Folker Hanusch explains that cultural and lifestyle journalism is an under-studied field because of its lower status. Brian McNair, another professor of Communication, defines this professional activity as "an account of the existing world that is appropriated and processed by the journalist to suit the particular requirements of the medium through which it will be disseminated to a section of the public". Journalism can also be a reflection of society as told by the journalists themselves.

In the first episode of the series, Carrie Bradshaw presents herself to Mr. Big as a "sexual anthropologist". Bushnell describes her column as an "unsentimental analysis of relationships" in the preface to her book. According to its authors - the fictional and the real - Sex And The City is closer to a lab report than a personal diary. Bradshaw and Bushnell see themselves as journalists because they dissect the New York society of the time and share their observations with the public.

Bradshaw and Bushnell don't uncover government conspiracies or confront politicians; they expose their own reality. Holding a huge mirror up to Manhattan, they reveal the lives, feelings and concerns of single women in their thirties, something that was considered revolutionary at the time.

However, it is important to remember that they were not the first writers that chose to focus on their immediate surroundings. As Bushnell herself says: "Edith Wharton, Fitzgerald and Hemingway wrote about New York society. I may not be in the same league as a writer, but I cover the same territory". So, what sets the Sex And The City columns apart from the many other texts written before them?

In an interview for The Guardian, Bushnell explained that "there have always been single women, and there certainly have always been single women in the big cities. It just wasn’t something that anybody was going to write about". That social reality didn't matter until Sex And The City was published. Bushnell said she had always written from that perspective in women's magazines. Everything changed because of the New York Observer's audience: it was smaller, but more sophisticated and made up of both men and women, which allowed her to reach a different audience than the one she was used to. The diversity and social status of the readership combined with her writing skills allowed Bushnell to achieve something more than just reporting: the New York Observer became her springboard to real change.

In addition to a purely reflective role, the journalism of Sex And The City contributed to a shift in public opinion. In 2020, Candace Bushnell wrote her first column since the last of her famous series was published. For The Daily Telegraph, she recalled early reactions to the column and the show: "When the TV series Sex And The City began in 1998, it was revolutionary to see single women – single, childless women, mind you – in their 30s, making their way in the world and having active sex lives. Nowadays we wouldn’t blink, but back then in 1994, when I first started writing the column, people felt there was something wrong with these women".

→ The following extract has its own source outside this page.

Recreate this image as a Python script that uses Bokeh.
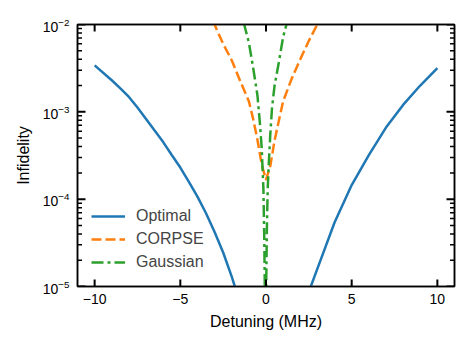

The reality of Carrie and her friends no longer seems so out of the ordinary, but at the time, it had not been told. Talking about sex, relationships and marriages in this sphere of society even provoked male reactions: "I had men saying, “You’re ruining things! Now the women are talking. Now my girlfriend’s asking me questions about this and that. Now she wants things!” Believe it or not, there were guys who were really pissed off", Bushnell recounts. Suddenly, the men felt scared and threatened. The journalism of Sex And The City helped change the public's view of these women. The women themselves questioned their role - what they should say and not say, do or not do - and the men had somewhat visceral responses to the changing tide.

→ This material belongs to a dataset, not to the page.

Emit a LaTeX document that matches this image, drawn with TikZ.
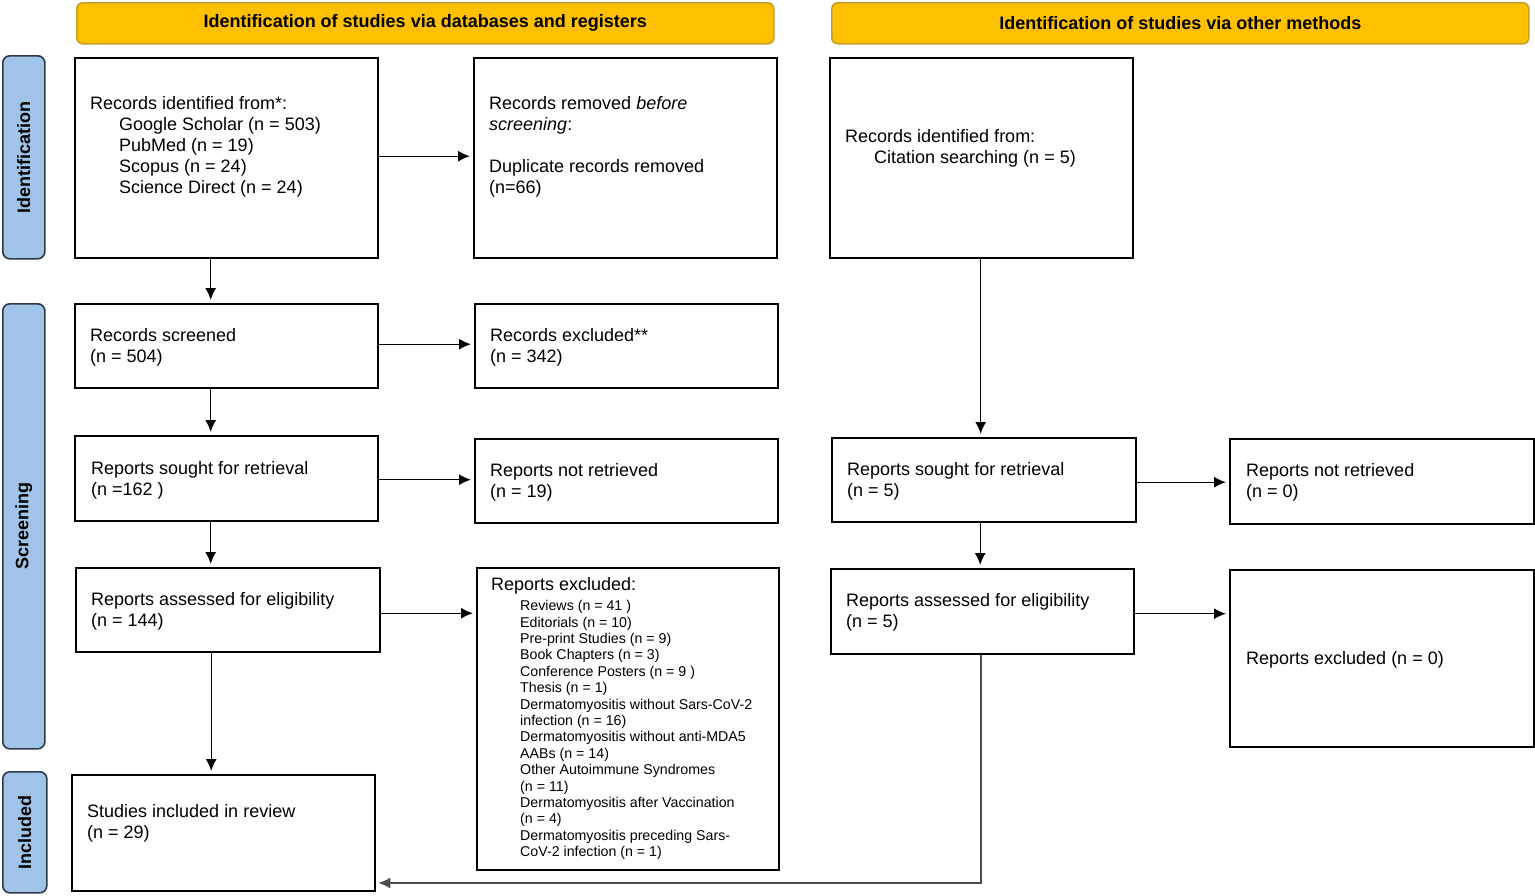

According to Kim Akass and Janet McCabe, authors of Reading Sex And The City, the column and the programme paved the way for women's rights, since the discourse finally focused on women. The topics covered are varied: female sexuality and pleasure, love, relationships from a woman's point of view or the fear of growing old. It taught women that there is nothing wrong with being single, that loneliness can even be beneficial, but that negative feelings that accompany celibacy should not be ignored either. All this through articles full of what Bushnell calls "cruel humour". Even though they talk a lot about men, women are central to the texts. As Akass and McCabe point out, few male characters in the series have full names. They are either referred to as Mr. Big, without a name, or are given ridiculous nicknames like The Turtle or The New Yankee. Men characters are just props. Women are honoured.

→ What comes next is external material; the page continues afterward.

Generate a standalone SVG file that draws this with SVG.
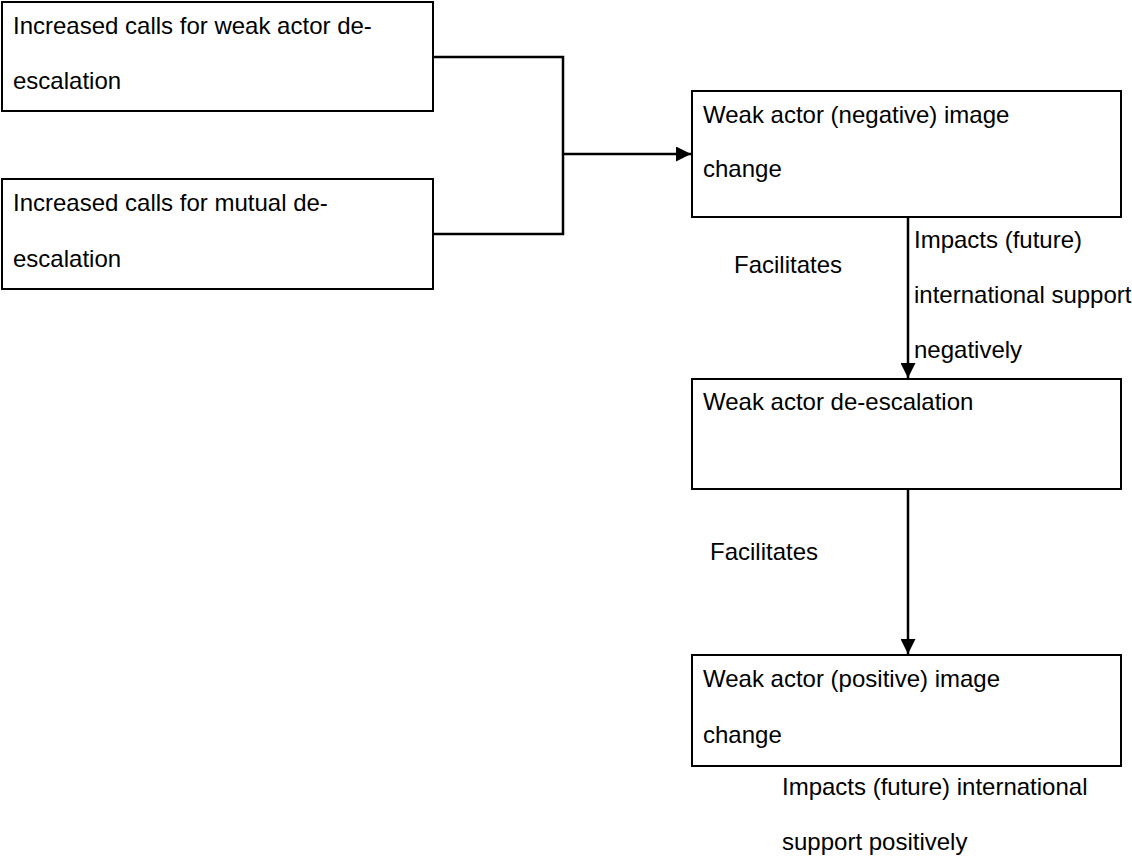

For Bushnell, therein lies the secret to the success of her work: it contains a universal truth that speaks to all women. Of course, it is important not to lose sight of the fact that Sex And The City was written from a privileged point of view: that of white, upper-middle-class New York women. Nevertheless, the column still appeals to a larger whole. "Yet even if the setting can feel very particular, the essential issues Carrie faces as a single woman are universal", writes journalist Hadley Freeman in The Guardian. The column captures a certain essence of what it is like to be a single woman in the 1990s. The show and the column suffer from problematic aspects, but they do not overshadow the importance that they placed on women first and foremost.

Sex And The City has a bad title. Contrary to what it suggests, sex and the city are only the background. What is crucial are the friendships and love between the characters, as well as their experiences and emotions. What Candace Bushnell - or her fictional counterpart - was doing was literally laying herself bare: talking about her sex life in a newspaper is was an act of courage, and that sacrifice did benefit society. After the column and series disseminated Bushnell's analyses and observations, the dialogue was liberated, and it became normalised for women to talk about their lives in that way.

This text is also mistitled: Sex And The City journalism is anything but bad. Lifestyle reporting may not be as crucial to democracy as watchdog journalism, but that doesn't mean it doesn't involve professional dedication and doesn't benefit the community. This kind of journalism is not the stultifying and easily produced rubbish described by Folker Hanusch's contemporaries, as long as the job is done well. Perhaps that is where the emphasis should be placed. Not on the grandeur of the story, the nature of its protagonists or the specificity of its setting, but on the quality of the journalistic work. For if it lives up to Bushnell's writing, lifestyle journalism also has the power to transform society.